- _Directive_
Write out all of the records precisely. Skip anything that is a picture.

Plotting code records:
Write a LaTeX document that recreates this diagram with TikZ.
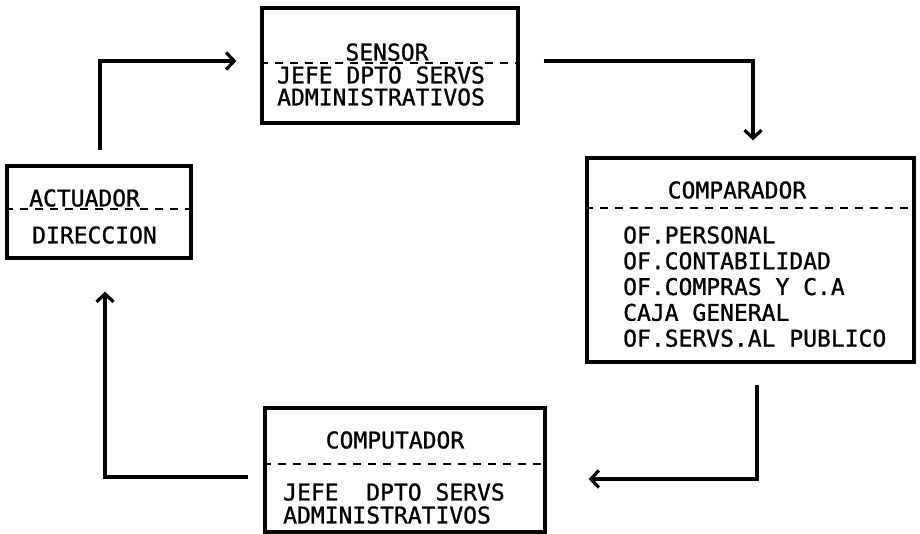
\documentclass[tikz,border=0pt]{standalone}
\usepackage{fontspec}
\newfontfamily\typefont[FakeBold=1]{DejaVu Sans Mono}
\usetikzlibrary{arrows.meta}
\begin{document}
\begin{tikzpicture}[x=1bp,y=-1bp,
  box/.style={draw, line width=3.2bp, inner sep=0pt},
  lbl/.style={font=\typefont\fontsize{23bp}{25bp}\selectfont, inner sep=0pt, anchor=base west},
  ttl/.style={lbl, anchor=base},
  sepline/.style={line width=2.6bp, dash pattern=on 8bp off 7bp},
  conn/.style={line width=3.2bp, -{Straight Barb[length=8bp,width=17bp]}}]
\useasboundingbox (0,0) rectangle (920,534);

% boxes
\node[box, minimum width=256bp, minimum height=115bp] (sensor) at (390,65.5) {};
\node[box, minimum width=184bp, minimum height=92bp] (act) at (99,212) {};
\node[box, minimum width=327bp, minimum height=204bp] (comp) at (750.5,260) {};
\node[box, minimum width=280bp, minimum height=124bp] (compu) at (405,470) {};

% separators
\draw[sepline] ([yshift=2.5bp]sensor.west) -- ([yshift=2.5bp]sensor.east);
\draw[sepline] ([yshift=3bp]act.west) -- ([yshift=3bp]act.east);
\draw[sepline] ([yshift=52bp]comp.west) -- ([yshift=52bp]comp.east);
\draw[sepline] ([yshift=6bp]compu.west) -- ([yshift=6bp]compu.east);

% sensor texts
\node[ttl] (sensorT) at (387,60.5) {SENSOR};
\node[lbl] (sensorA) at (277,83.4) {JEFE DPTO SERVS};
\node[lbl] (sensorB) at (277,105.4) {ADMINISTRATIVOS};

% actuador texts
\node[lbl] (actT) at (29,206.4) {ACTUADOR};
\node[lbl] (actA) at (32,243.4) {DIRECCION};

% comparador texts
\node[ttl] (compT) at (737,198.4) {COMPARADOR};
\node[lbl] (compA) at (623,243.4) {OF.PERSONAL};
\node[lbl] (compB) at (623,269.2) {OF.CONTABILIDAD};
\node[lbl] (compC) at (623,295.0) {OF.COMPRAS Y C.A};
\node[lbl] (compD) at (623,320.8) {CAJA GENERAL};
\node[lbl] (compE) at (623,346.6) {OF.SERVS.AL PUBLICO};

% computador texts
\node[ttl] (compuT) at (395,448.4) {COMPUTADOR};
\node[lbl] (compuA) at (283,500.4) {JEFE\ \ DPTO SERVS};
\node[lbl] (compuB) at (283,523.4) {ADMINISTRATIVOS};

% connectors
\draw[conn, shorten <=14bp, shorten >=24bp] ([xshift=1bp]act.north) |- ([yshift=4.5bp]sensor.west);
\draw[conn, shorten <=24bp, shorten >=16bp] ([yshift=4.5bp]sensor.east) -| ([xshift=2.5bp]comp.north);
\draw[conn, shorten <=21bp, shorten >=42bp] ([xshift=6.5bp]comp.south) |- ([yshift=-9bp]compu.east);
\draw[conn, shorten <=15bp, shorten >=32bp] ([yshift=-7bp]compu.west) -| ([xshift=6bp]act.south);
\end{tikzpicture}
\end{document}
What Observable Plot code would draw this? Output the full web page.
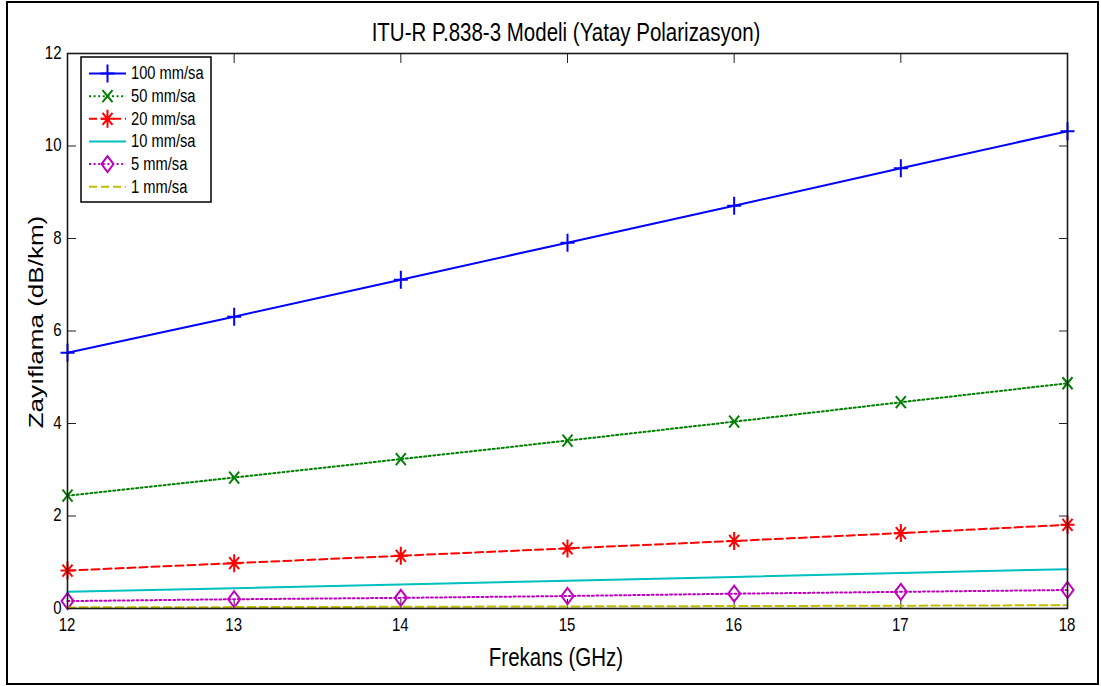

- _Response to the exercise_
Write a LaTeX document that recreates this diagram with TikZ.
\documentclass[tikz,border=0pt]{standalone}
\usepackage{fontspec}
\newfontfamily\typefont[FakeBold=1]{DejaVu Sans Mono}
\usetikzlibrary{arrows.meta}
\begin{document}
\begin{tikzpicture}[x=1bp,y=-1bp,
  box/.style={draw, line width=3.2bp, inner sep=0pt},
  lbl/.style={font=\typefont\fontsize{23bp}{25bp}\selectfont, inner sep=0pt, anchor=base west},
  ttl/.style={lbl, anchor=base},
  sepline/.style={line width=2.6bp, dash pattern=on 8bp off 7bp},
  conn/.style={line width=3.2bp, -{Straight Barb[length=8bp,width=17bp]}}]
\useasboundingbox (0,0) rectangle (920,534);

% boxes
\node[box, minimum width=256bp, minimum height=115bp] (sensor) at (390,65.5) {};
\node[box, minimum width=184bp, minimum height=92bp] (act) at (99,212) {};
\node[box, minimum width=327bp, minimum height=204bp] (comp) at (750.5,260) {};
\node[box, minimum width=280bp, minimum height=124bp] (compu) at (405,470) {};

% separators
\draw[sepline] ([yshift=2.5bp]sensor.west) -- ([yshift=2.5bp]sensor.east);
\draw[sepline] ([yshift=3bp]act.west) -- ([yshift=3bp]act.east);
\draw[sepline] ([yshift=52bp]comp.west) -- ([yshift=52bp]comp.east);
\draw[sepline] ([yshift=6bp]compu.west) -- ([yshift=6bp]compu.east);

% sensor texts
\node[ttl] (sensorT) at (387,60.5) {SENSOR};
\node[lbl] (sensorA) at (277,83.4) {JEFE DPTO SERVS};
\node[lbl] (sensorB) at (277,105.4) {ADMINISTRATIVOS};

% actuador texts
\node[lbl] (actT) at (29,206.4) {ACTUADOR};
\node[lbl] (actA) at (32,243.4) {DIRECCION};

% comparador texts
\node[ttl] (compT) at (737,198.4) {COMPARADOR};
\node[lbl] (compA) at (623,243.4) {OF.PERSONAL};
\node[lbl] (compB) at (623,269.2) {OF.CONTABILIDAD};
\node[lbl] (compC) at (623,295.0) {OF.COMPRAS Y C.A};
\node[lbl] (compD) at (623,320.8) {CAJA GENERAL};
\node[lbl] (compE) at (623,346.6) {OF.SERVS.AL PUBLICO};

% computador texts
\node[ttl] (compuT) at (395,448.4) {COMPUTADOR};
\node[lbl] (compuA) at (283,500.4) {JEFE\ \ DPTO SERVS};
\node[lbl] (compuB) at (283,523.4) {ADMINISTRATIVOS};

% connectors
\draw[conn, shorten <=14bp, shorten >=24bp] ([xshift=1bp]act.north) |- ([yshift=4.5bp]sensor.west);
\draw[conn, shorten <=24bp, shorten >=16bp] ([yshift=4.5bp]sensor.east) -| ([xshift=2.5bp]comp.north);
\draw[conn, shorten <=21bp, shorten >=42bp] ([xshift=6.5bp]comp.south) |- ([yshift=-9bp]compu.east);
\draw[conn, shorten <=15bp, shorten >=32bp] ([yshift=-7bp]compu.west) -| ([xshift=6bp]act.south);
\end{tikzpicture}
\end{document}
What Observable Plot code would draw this? Output the full web page.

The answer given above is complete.